WHAT TO PRODUCE →
Go through the entries below and copy each line containing the word "this".

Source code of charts
:::::

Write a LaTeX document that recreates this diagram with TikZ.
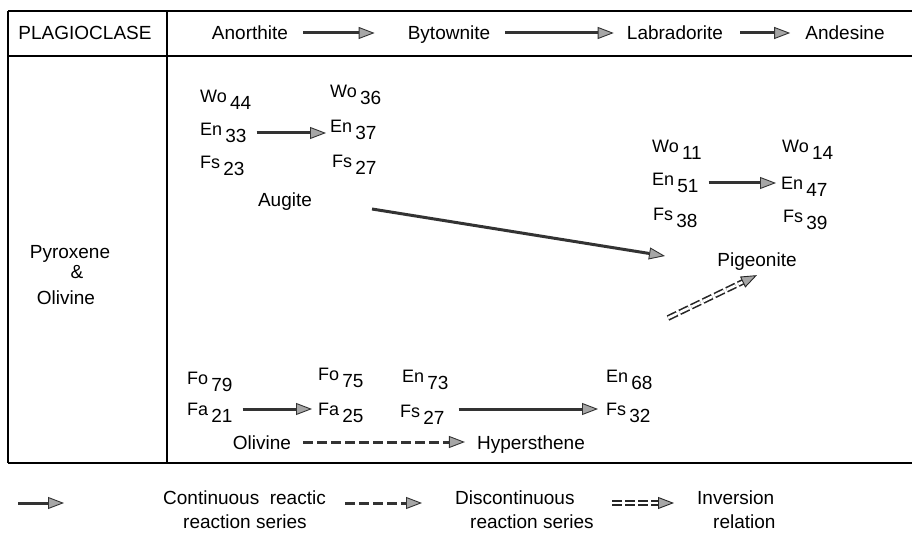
\documentclass[tikz,border=0pt]{standalone}
\usepackage{fontspec}
\setmainfont{Liberation Sans}
\usetikzlibrary{arrows.meta}
% element letters with the lowered number
\newcommand{\cmp}[2]{{\fontsize{18}{18}\selectfont #1}\,\raisebox{-7pt}{#2}}
\tikzset{
  txt/.style={font=\fontsize{19}{21}\selectfont, inner sep=0pt, anchor=base},
  cmpnode/.style={font=\fontsize{19}{21}\selectfont, inner sep=0pt, anchor=west},
  tip/.style={-{Triangle[length=16pt,width=12pt,fill=gray!70,line width=0.9pt]}},
  rxn/.style={tip, draw=black!80, line width=3pt},
  rxndash/.style={rxn, dash pattern=on 10pt off 4pt},
  inver/.style={tip, draw=black!85, line width=1.6pt, double, double distance=2.6pt, dash pattern=on 10pt off 3pt},
  frame/.style={line width=1.8pt}
}
\begin{document}
\begin{tikzpicture}[x=1pt, y=-1pt]
  \useasboundingbox (0,0) rectangle (912,534);
  % table
  \draw[frame] (8,11) -- (912,11);
  \draw[frame] (8,56) -- (912,56);
  \draw[frame] (8,463) -- (912,463);
  \draw[frame] (8,11) -- (8,463);
  \draw[frame] (167,11) -- (167,463);

  % header row
  \node[txt] (plag) at (85,40) {PLAGIOCLASE};
  \node[txt] (anor) at (250,40) {Anorthite};
  \node[txt] (bytow) at (449,40) {Bytownite};
  \node[txt] (labra) at (675,40) {Labradorite};
  \node[txt] (andes) at (845,40) {Andesine};
  \draw[rxn, shorten <=15pt, shorten >=33pt] ([yshift=7pt]anor.base east) -- ([yshift=7pt]anor.base east -| bytow.west);
  \draw[rxn, shorten <=15pt, shorten >=13pt] ([yshift=7pt]bytow.base east) -- ([yshift=7pt]bytow.base east -| labra.west);
  \draw[rxn, shorten <=17pt, shorten >=15pt] ([yshift=7pt]labra.base east) -- ([yshift=7pt]labra.base east -| andes.west);

  % row title
  \node[txt] (pyro) at (70,259) {Pyroxene};
  \node[txt] (amp) at (77,279) {\&};
  \node[txt] (oliv) at (66,305) {Olivine};

  % augite
  \node[cmpnode] (wo44) at (200,100) {\cmp{Wo}{44}};
  \node[cmpnode] (en33) at (200,133) {\cmp{En}{33}};
  \node[cmpnode] (fs23) at (200,166) {\cmp{Fs}{23}};
  \node[cmpnode] (wo36) at (330,95) {\cmp{Wo}{36}};
  \node[cmpnode] (en37) at (330,130) {\cmp{En}{37}};
  \node[cmpnode] (fs27) at (332,165) {\cmp{Fs}{27}};
  \node[txt] (augite) at (285,207) {Augite};
  \draw[rxn, shorten <=10pt, shorten >=4pt] (en33.east) -- (en33.east -| en37.west);

  % pigeonite
  \node[cmpnode] (wo11) at (652,150) {\cmp{Wo}{11}};
  \node[cmpnode] (en51) at (652,183) {\cmp{En}{51}};
  \node[cmpnode] (fs38) at (653,218) {\cmp{Fs}{38}};
  \node[cmpnode] (wo14) at (782,150) {\cmp{Wo}{14}};
  \node[cmpnode] (en47) at (781,187) {\cmp{En}{47}};
  \node[cmpnode] (fs39) at (783,220) {\cmp{Fs}{39}};
  \node[txt] (pigeon) at (757,267) {Pigeonite};
  \draw[rxn, shorten <=10pt, shorten >=5pt] (en51.east) -- (en51.east -| en47.west);

  \coordinate (augout) at (372,209);
  \coordinate (pigin) at (665,256);
  \draw[rxn] (augout) -- (pigin);

  % olivine and hypersthene
  \node[cmpnode] (fo79) at (187,382) {\cmp{Fo}{79}};
  \node[cmpnode] (fa21) at (187,413) {\cmp{Fa}{21}};
  \node[cmpnode] (fo75) at (318,378) {\cmp{Fo}{75}};
  \node[cmpnode] (fa25) at (318,413) {\cmp{Fa}{25}};
  \node[cmpnode] (en73) at (402,380) {\cmp{En}{73}};
  \node[cmpnode] (fs27b) at (400,415) {\cmp{Fs}{27}};
  \node[cmpnode] (en68) at (606,380) {\cmp{En}{68}};
  \node[cmpnode] (fs32) at (606,413) {\cmp{Fs}{32}};
  \draw[rxn, shorten <=10pt, shorten >=6pt] ([yshift=4pt]fa21.east) -- ([yshift=4pt]fa21.east -| fa25.west);
  \draw[rxn, shorten <=14pt, shorten >=8pt] ([yshift=4pt]fa21.east -| fs27b.east) -- ([yshift=4pt]fa21.east -| fs32.west);

  \node[txt] (olivb) at (262,449) {Olivine};
  \node[txt] (hyper) at (531,449) {Hypersthene};
  \draw[rxndash, shorten <=12pt, shorten >=12pt] ([yshift=7pt]olivb.base east) -- ([yshift=7pt]olivb.base east -| hyper.west);

  \coordinate (invout) at (668,318);
  \draw[inver] (invout) -- ([yshift=-4pt]pigeon.south);

  % legend
  \coordinate (k1a) at (18,503);
  \coordinate (k1b) at (64,503);
  \coordinate (k2a) at (345,503);
  \coordinate (k2b) at (422,503);
  \coordinate (k3a) at (612,503);
  \coordinate (k3b) at (674,503);
  \draw[rxn] (k1a) -- (k1b);
  \draw[rxndash] (k2a) -- (k2b);
  \draw[inver] (k3a) -- (k3b);
  \node[txt, anchor=base west] (cont1) at (163,504) {Continuous\ \ reactic};
  \node[txt, anchor=base west] (cont2) at (183,528) {reaction series};
  \node[txt, anchor=base west] (disc1) at (455,504) {Discontinuous};
  \node[txt, anchor=base west] (disc2) at (470,528) {reaction series};
  \node[txt, anchor=base west] (inv1) at (697,504) {Inversion};
  \node[txt, anchor=base west] (inv2) at (713,528) {relation};
\end{tikzpicture}
\end{document}
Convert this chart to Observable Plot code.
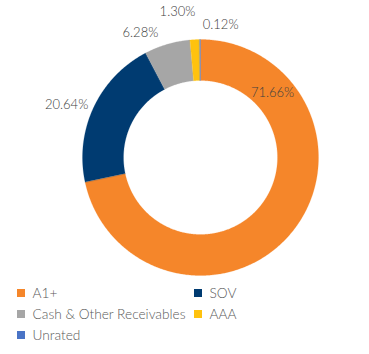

:::::

WRITTEN RESPONSE →
Write a LaTeX document that recreates this diagram with TikZ.
Convert this chart to Observable Plot code.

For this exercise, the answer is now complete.